— START GIVEN MATERIAL —

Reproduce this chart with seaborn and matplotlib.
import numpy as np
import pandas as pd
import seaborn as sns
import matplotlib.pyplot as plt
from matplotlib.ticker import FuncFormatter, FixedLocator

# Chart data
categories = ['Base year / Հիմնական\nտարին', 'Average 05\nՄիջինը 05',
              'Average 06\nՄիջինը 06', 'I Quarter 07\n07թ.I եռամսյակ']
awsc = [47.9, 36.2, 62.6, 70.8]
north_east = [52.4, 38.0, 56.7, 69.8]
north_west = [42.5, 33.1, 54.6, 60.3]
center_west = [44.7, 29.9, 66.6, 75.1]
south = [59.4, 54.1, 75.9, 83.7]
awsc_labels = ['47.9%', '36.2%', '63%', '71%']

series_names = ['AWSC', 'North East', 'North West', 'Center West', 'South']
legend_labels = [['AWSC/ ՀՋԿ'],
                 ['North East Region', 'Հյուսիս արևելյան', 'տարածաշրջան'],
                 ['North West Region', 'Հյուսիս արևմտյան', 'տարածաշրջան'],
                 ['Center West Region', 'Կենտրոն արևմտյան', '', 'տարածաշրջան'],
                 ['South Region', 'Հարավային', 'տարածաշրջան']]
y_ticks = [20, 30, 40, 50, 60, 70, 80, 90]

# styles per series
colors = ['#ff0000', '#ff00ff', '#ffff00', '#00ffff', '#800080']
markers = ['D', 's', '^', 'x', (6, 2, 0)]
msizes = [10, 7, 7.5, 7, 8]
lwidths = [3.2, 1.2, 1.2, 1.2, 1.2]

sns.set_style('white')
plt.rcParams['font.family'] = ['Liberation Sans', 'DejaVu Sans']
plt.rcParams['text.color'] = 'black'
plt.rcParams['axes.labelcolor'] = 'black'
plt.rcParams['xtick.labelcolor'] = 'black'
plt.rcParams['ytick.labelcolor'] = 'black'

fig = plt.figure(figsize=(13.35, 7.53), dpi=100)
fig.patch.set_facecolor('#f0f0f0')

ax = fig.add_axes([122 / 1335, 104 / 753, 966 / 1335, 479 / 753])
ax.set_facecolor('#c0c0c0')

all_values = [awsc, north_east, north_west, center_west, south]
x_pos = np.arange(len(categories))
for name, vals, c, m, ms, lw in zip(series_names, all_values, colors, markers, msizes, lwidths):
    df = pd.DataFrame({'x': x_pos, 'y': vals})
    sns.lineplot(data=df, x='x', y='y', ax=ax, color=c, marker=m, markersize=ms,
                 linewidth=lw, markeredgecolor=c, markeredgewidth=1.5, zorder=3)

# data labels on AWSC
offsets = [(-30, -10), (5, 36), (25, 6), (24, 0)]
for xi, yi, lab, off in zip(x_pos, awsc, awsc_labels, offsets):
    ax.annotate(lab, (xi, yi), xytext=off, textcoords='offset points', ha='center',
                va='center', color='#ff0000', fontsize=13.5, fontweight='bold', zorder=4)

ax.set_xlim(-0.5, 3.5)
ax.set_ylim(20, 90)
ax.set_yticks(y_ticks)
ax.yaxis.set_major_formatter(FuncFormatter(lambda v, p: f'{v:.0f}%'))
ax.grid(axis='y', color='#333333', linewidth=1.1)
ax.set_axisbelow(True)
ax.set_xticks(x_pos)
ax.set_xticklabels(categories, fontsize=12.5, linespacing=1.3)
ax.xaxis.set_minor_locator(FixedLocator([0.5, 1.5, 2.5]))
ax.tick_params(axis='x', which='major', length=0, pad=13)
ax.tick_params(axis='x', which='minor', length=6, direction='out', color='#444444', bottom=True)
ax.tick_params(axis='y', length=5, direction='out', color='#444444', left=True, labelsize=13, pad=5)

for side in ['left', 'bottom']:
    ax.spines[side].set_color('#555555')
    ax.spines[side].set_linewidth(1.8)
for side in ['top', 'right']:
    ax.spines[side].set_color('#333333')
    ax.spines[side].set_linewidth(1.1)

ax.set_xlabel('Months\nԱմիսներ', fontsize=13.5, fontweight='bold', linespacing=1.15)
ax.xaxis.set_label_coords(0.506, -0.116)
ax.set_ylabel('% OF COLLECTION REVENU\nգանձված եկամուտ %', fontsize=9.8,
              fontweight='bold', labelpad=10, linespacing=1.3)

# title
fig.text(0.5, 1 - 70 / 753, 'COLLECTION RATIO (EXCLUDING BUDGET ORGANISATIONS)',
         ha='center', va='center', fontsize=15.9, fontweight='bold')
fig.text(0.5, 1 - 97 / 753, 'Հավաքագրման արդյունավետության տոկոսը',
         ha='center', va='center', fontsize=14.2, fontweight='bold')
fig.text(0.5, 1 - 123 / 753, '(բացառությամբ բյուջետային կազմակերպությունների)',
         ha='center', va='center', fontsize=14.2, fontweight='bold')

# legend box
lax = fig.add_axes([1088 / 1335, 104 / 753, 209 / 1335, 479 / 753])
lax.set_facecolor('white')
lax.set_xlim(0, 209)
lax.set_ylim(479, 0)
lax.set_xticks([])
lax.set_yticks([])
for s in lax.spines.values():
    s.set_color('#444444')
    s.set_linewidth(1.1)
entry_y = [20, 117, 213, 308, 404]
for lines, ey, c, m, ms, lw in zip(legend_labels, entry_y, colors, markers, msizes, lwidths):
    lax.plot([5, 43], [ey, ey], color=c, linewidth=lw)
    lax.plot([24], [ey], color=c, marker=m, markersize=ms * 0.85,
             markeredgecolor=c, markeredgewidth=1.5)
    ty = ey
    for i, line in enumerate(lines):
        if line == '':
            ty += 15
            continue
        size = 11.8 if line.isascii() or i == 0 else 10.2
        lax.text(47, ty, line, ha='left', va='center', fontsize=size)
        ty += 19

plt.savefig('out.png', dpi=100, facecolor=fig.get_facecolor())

— END GIVEN MATERIAL —

■ WRITTEN EXERCISE: Repeat the whole listing exactly, keeping every line intact.

■ WORKED SOLUTION:
Reproduce this chart with seaborn and matplotlib.
import numpy as np
import pandas as pd
import seaborn as sns
import matplotlib.pyplot as plt
from matplotlib.ticker import FuncFormatter, FixedLocator

# Chart data
categories = ['Base year / Հիմնական\nտարին', 'Average 05\nՄիջինը 05',
              'Average 06\nՄիջինը 06', 'I Quarter 07\n07թ.I եռամսյակ']
awsc = [47.9, 36.2, 62.6, 70.8]
north_east = [52.4, 38.0, 56.7, 69.8]
north_west = [42.5, 33.1, 54.6, 60.3]
center_west = [44.7, 29.9, 66.6, 75.1]
south = [59.4, 54.1, 75.9, 83.7]
awsc_labels = ['47.9%', '36.2%', '63%', '71%']

series_names = ['AWSC', 'North East', 'North West', 'Center West', 'South']
legend_labels = [['AWSC/ ՀՋԿ'],
                 ['North East Region', 'Հյուսիս արևելյան', 'տարածաշրջան'],
                 ['North West Region', 'Հյուսիս արևմտյան', 'տարածաշրջան'],
                 ['Center West Region', 'Կենտրոն արևմտյան', '', 'տարածաշրջան'],
                 ['South Region', 'Հարավային', 'տարածաշրջան']]
y_ticks = [20, 30, 40, 50, 60, 70, 80, 90]

# styles per series
colors = ['#ff0000', '#ff00ff', '#ffff00', '#00ffff', '#800080']
markers = ['D', 's', '^', 'x', (6, 2, 0)]
msizes = [10, 7, 7.5, 7, 8]
lwidths = [3.2, 1.2, 1.2, 1.2, 1.2]

sns.set_style('white')
plt.rcParams['font.family'] = ['Liberation Sans', 'DejaVu Sans']
plt.rcParams['text.color'] = 'black'
plt.rcParams['axes.labelcolor'] = 'black'
plt.rcParams['xtick.labelcolor'] = 'black'
plt.rcParams['ytick.labelcolor'] = 'black'

fig = plt.figure(figsize=(13.35, 7.53), dpi=100)
fig.patch.set_facecolor('#f0f0f0')

ax = fig.add_axes([122 / 1335, 104 / 753, 966 / 1335, 479 / 753])
ax.set_facecolor('#c0c0c0')

all_values = [awsc, north_east, north_west, center_west, south]
x_pos = np.arange(len(categories))
for name, vals, c, m, ms, lw in zip(series_names, all_values, colors, markers, msizes, lwidths):
    df = pd.DataFrame({'x': x_pos, 'y': vals})
    sns.lineplot(data=df, x='x', y='y', ax=ax, color=c, marker=m, markersize=ms,
                 linewidth=lw, markeredgecolor=c, markeredgewidth=1.5, zorder=3)

# data labels on AWSC
offsets = [(-30, -10), (5, 36), (25, 6), (24, 0)]
for xi, yi, lab, off in zip(x_pos, awsc, awsc_labels, offsets):
    ax.annotate(lab, (xi, yi), xytext=off, textcoords='offset points', ha='center',
                va='center', color='#ff0000', fontsize=13.5, fontweight='bold', zorder=4)

ax.set_xlim(-0.5, 3.5)
ax.set_ylim(20, 90)
ax.set_yticks(y_ticks)
ax.yaxis.set_major_formatter(FuncFormatter(lambda v, p: f'{v:.0f}%'))
ax.grid(axis='y', color='#333333', linewidth=1.1)
ax.set_axisbelow(True)
ax.set_xticks(x_pos)
ax.set_xticklabels(categories, fontsize=12.5, linespacing=1.3)
ax.xaxis.set_minor_locator(FixedLocator([0.5, 1.5, 2.5]))
ax.tick_params(axis='x', which='major', length=0, pad=13)
ax.tick_params(axis='x', which='minor', length=6, direction='out', color='#444444', bottom=True)
ax.tick_params(axis='y', length=5, direction='out', color='#444444', left=True, labelsize=13, pad=5)

for side in ['left', 'bottom']:
    ax.spines[side].set_color('#555555')
    ax.spines[side].set_linewidth(1.8)
for side in ['top', 'right']:
    ax.spines[side].set_color('#333333')
    ax.spines[side].set_linewidth(1.1)

ax.set_xlabel('Months\nԱմիսներ', fontsize=13.5, fontweight='bold', linespacing=1.15)
ax.xaxis.set_label_coords(0.506, -0.116)
ax.set_ylabel('% OF COLLECTION REVENU\nգանձված եկամուտ %', fontsize=9.8,
              fontweight='bold', labelpad=10, linespacing=1.3)

# title
fig.text(0.5, 1 - 70 / 753, 'COLLECTION RATIO (EXCLUDING BUDGET ORGANISATIONS)',
         ha='center', va='center', fontsize=15.9, fontweight='bold')
fig.text(0.5, 1 - 97 / 753, 'Հավաքագրման արդյունավետության տոկոսը',
         ha='center', va='center', fontsize=14.2, fontweight='bold')
fig.text(0.5, 1 - 123 / 753, '(բացառությամբ բյուջետային կազմակերպությունների)',
         ha='center', va='center', fontsize=14.2, fontweight='bold')

# legend box
lax = fig.add_axes([1088 / 1335, 104 / 753, 209 / 1335, 479 / 753])
lax.set_facecolor('white')
lax.set_xlim(0, 209)
lax.set_ylim(479, 0)
lax.set_xticks([])
lax.set_yticks([])
for s in lax.spines.values():
    s.set_color('#444444')
    s.set_linewidth(1.1)
entry_y = [20, 117, 213, 308, 404]
for lines, ey, c, m, ms, lw in zip(legend_labels, entry_y, colors, markers, msizes, lwidths):
    lax.plot([5, 43], [ey, ey], color=c, linewidth=lw)
    lax.plot([24], [ey], color=c, marker=m, markersize=ms * 0.85,
             markeredgecolor=c, markeredgewidth=1.5)
    ty = ey
    for i, line in enumerate(lines):
        if line == '':
            ty += 15
            continue
        size = 11.8 if line.isascii() or i == 0 else 10.2
        lax.text(47, ty, line, ha='left', va='center', fontsize=size)
        ty += 19

plt.savefig('out.png', dpi=100, facecolor=fig.get_facecolor())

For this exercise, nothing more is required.